Light Bullets in Nonlinear Periodically Curved Waveguide Arrays

TL;DR

This paper predicts and demonstrates the existence of stable, mobile spatio-temporal solitons, called light bullets, in nonlinear periodically curved waveguide arrays, enabling flexible optical pulse manipulation.

Contribution

It introduces the concept of stable, mobile light bullets in curved waveguide arrays, expanding the understanding of soliton dynamics in photonic lattices.

Findings

Stable light bullets can exist in curved waveguide arrays.

Light bullets are mobile across the arrays, unlike previously trapped discrete solitons.

Numerical simulations confirm the stability and mobility of these light bullets.

Abstract

We predict that stable mobile spatio-temporal solitons can exist in arrays of periodically curved optical waveguides. We find two-dimensional light bullets in one-dimensional arrays with harmonic waveguide bending and three-dimensional bullets in square lattices with helical waveguide bending using variational formalism.
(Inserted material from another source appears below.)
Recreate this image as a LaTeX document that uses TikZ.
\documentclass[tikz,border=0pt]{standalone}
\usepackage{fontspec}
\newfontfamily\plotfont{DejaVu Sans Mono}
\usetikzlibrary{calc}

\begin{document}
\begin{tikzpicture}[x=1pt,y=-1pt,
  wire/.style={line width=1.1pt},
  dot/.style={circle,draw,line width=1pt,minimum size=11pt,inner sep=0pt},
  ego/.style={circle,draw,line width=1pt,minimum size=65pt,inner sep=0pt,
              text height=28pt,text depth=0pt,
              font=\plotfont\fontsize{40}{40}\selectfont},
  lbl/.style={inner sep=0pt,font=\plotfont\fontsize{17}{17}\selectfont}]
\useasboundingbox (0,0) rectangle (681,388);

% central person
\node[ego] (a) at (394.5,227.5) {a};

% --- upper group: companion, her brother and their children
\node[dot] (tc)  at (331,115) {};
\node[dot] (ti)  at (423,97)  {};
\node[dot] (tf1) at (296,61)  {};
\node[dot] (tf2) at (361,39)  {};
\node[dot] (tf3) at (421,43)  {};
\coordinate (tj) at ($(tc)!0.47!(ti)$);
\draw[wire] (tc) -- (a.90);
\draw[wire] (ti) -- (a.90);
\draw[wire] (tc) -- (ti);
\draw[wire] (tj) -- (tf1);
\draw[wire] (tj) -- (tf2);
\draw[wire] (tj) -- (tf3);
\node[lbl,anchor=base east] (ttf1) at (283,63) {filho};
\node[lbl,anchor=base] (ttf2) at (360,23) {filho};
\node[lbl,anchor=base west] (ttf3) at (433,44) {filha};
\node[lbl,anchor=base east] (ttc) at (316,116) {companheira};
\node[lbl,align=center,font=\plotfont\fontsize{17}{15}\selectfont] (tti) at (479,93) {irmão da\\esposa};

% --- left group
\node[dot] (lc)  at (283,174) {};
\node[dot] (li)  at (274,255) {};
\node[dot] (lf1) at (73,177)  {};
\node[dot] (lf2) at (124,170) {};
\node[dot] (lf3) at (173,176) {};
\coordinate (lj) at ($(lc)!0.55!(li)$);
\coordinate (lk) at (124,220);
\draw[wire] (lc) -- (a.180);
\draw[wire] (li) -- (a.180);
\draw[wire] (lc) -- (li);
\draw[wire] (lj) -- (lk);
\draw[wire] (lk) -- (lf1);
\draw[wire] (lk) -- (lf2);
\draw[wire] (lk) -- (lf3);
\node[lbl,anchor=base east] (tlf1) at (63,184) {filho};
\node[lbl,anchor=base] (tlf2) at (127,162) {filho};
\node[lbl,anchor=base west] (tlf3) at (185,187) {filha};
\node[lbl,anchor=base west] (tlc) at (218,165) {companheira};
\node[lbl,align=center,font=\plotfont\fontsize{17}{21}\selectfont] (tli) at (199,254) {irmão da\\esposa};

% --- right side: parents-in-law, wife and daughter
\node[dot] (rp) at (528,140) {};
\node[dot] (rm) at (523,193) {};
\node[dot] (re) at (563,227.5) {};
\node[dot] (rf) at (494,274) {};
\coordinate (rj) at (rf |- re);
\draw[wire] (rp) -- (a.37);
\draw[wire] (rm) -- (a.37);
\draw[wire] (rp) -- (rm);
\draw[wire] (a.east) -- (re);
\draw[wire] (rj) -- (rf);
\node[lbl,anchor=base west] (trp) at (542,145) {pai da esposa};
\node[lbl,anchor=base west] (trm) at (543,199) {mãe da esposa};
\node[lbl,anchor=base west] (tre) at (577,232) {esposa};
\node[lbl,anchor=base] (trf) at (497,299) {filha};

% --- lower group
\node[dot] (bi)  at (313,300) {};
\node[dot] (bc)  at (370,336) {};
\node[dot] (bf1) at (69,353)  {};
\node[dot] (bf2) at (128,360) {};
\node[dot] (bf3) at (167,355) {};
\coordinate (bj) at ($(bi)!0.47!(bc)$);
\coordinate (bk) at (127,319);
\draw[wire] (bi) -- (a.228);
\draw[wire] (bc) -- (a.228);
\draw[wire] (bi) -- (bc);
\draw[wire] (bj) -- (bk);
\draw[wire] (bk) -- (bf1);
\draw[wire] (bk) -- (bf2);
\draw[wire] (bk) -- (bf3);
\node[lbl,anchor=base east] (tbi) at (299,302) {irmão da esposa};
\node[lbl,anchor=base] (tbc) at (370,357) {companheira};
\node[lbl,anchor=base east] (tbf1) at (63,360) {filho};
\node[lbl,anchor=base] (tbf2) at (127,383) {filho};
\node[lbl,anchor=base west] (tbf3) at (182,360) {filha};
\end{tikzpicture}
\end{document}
Stability of the light bullet solutions is confirmed by the direct numerical simulations which show that the light bullets can freely move across the curved arrays. This mobility property is a distinguishing characteristic compared to previously considered discrete light bullets which were trapped to a specific lattice site. These results suggest new possibilities for flexible spatio-temporal manipulation of optical pulses in photonic lattices.